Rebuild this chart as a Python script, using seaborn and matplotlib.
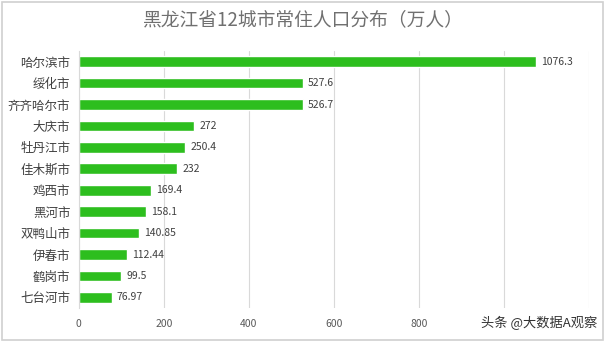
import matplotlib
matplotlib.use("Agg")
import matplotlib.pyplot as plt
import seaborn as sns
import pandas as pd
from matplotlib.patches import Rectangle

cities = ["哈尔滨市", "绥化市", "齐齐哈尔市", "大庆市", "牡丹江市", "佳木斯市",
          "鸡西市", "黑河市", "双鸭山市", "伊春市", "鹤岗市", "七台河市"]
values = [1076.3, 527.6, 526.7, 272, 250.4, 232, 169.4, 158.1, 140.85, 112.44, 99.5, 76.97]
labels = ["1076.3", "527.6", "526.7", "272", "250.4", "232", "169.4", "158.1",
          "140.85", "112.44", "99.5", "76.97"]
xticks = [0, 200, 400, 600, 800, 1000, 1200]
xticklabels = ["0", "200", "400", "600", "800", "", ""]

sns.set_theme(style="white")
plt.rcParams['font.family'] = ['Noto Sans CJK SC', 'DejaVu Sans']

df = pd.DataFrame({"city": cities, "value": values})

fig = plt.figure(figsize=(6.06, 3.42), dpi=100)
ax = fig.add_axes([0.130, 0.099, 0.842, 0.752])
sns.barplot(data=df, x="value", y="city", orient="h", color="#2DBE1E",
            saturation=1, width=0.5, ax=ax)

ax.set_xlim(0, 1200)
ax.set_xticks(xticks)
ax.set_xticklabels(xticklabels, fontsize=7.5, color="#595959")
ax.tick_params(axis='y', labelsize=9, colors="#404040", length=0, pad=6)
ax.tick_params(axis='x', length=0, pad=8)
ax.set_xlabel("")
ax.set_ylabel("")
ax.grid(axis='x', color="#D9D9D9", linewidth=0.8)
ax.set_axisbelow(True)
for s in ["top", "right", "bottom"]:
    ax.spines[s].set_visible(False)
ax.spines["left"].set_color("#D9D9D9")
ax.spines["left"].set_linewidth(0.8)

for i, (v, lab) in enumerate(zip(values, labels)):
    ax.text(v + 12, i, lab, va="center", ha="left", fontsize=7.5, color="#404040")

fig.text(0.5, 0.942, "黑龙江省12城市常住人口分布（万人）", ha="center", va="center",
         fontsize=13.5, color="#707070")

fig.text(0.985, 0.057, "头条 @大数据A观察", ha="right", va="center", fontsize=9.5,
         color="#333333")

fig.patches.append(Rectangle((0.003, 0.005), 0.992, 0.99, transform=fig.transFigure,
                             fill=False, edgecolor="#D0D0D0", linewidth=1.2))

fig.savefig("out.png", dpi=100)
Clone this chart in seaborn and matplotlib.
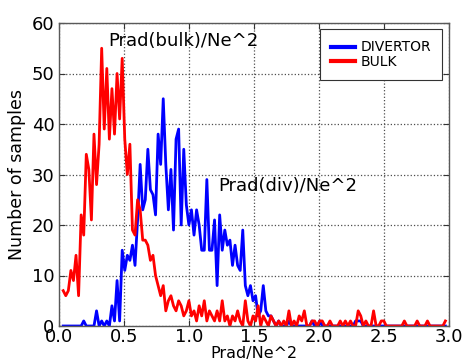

• • • • • • •

Begin at the first line of the entries above and return each line exactly, stopping after the line that contains "saturation=1, width=0.5, ax=ax)". Pictures do not belong in the copy.

Rebuild this chart as a Python script, using seaborn and matplotlib.
import matplotlib
matplotlib.use("Agg")
import matplotlib.pyplot as plt
import seaborn as sns
import pandas as pd
from matplotlib.patches import Rectangle

cities = ["哈尔滨市", "绥化市", "齐齐哈尔市", "大庆市", "牡丹江市", "佳木斯市",
          "鸡西市", "黑河市", "双鸭山市", "伊春市", "鹤岗市", "七台河市"]
values = [1076.3, 527.6, 526.7, 272, 250.4, 232, 169.4, 158.1, 140.85, 112.44, 99.5, 76.97]
labels = ["1076.3", "527.6", "526.7", "272", "250.4", "232", "169.4", "158.1",
          "140.85", "112.44", "99.5", "76.97"]
xticks = [0, 200, 400, 600, 800, 1000, 1200]
xticklabels = ["0", "200", "400", "600", "800", "", ""]

sns.set_theme(style="white")
plt.rcParams['font.family'] = ['Noto Sans CJK SC', 'DejaVu Sans']

df = pd.DataFrame({"city": cities, "value": values})

fig = plt.figure(figsize=(6.06, 3.42), dpi=100)
ax = fig.add_axes([0.130, 0.099, 0.842, 0.752])
sns.barplot(data=df, x="value", y="city", orient="h", color="#2DBE1E",
            saturation=1, width=0.5, ax=ax)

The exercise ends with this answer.